Often in this life we use words without truly thinking about what they mean. Today, as I was listening to a Tim Ferriss podcast with the legendary music producer Rick Rubin, I heard a definition of practice that I found incredibly insightful. It is so helpful to have a word I use, and think about all the time, stripped back to it's practicalities.
So what did Rick say. He said that practice is two things....
Practice is being willing to fail at things
This is essential. It's understanding that in order to learn something, anything, we need to go forward and we need to go backward. We can't learn what we need to learn in order to master something in one chunk. We need to build on our learning with experience after experience and some of those experiences need to be failures. Without falling off the bike we don't learn what we need to about balance.
We will fail. We need to fail. Failing is part of learning.
Practice is not expecting to just get it first go.
We need to have the right mindset in order to persist at our practice, and in order to practice well. This means not buying into the talent myth. This is about setting our expectations such that we stick at it and don't spiral into despondency. We need to avoid the mindset that says that if we were going to be able to do it that we should have gotten it already. Because it's not helpful and it's not true.
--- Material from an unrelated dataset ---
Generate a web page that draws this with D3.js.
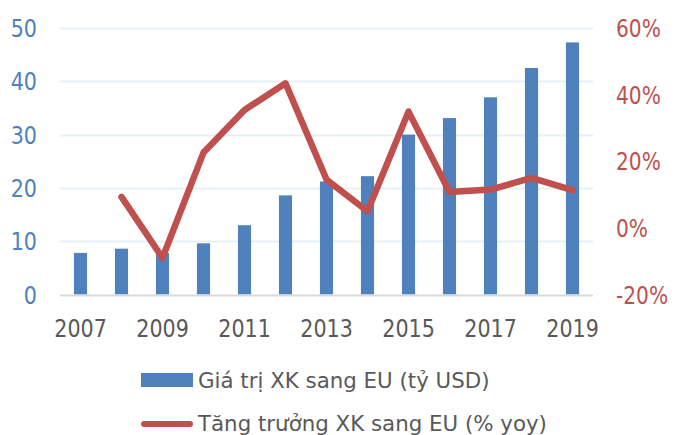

It's about believing that with persistence (and practice :)) we can learn just about anything.
To Rick's description I would add the following two things...
Practice is engaging in curiosity
Practice is not simply repetition. It is being curious about why one thing works and another thing doesn't. It is actively striving for greater understanding and for improvement.
Practice is in itself a practice
In order to be good at practice we need to practice. Practice getting over our falls, practice being curious, practice not setting our expectations too high based on where we are today.
Practice is about more than just the physical aspects of whatever we are trying to master. It is about learning to manage our heads while we do so.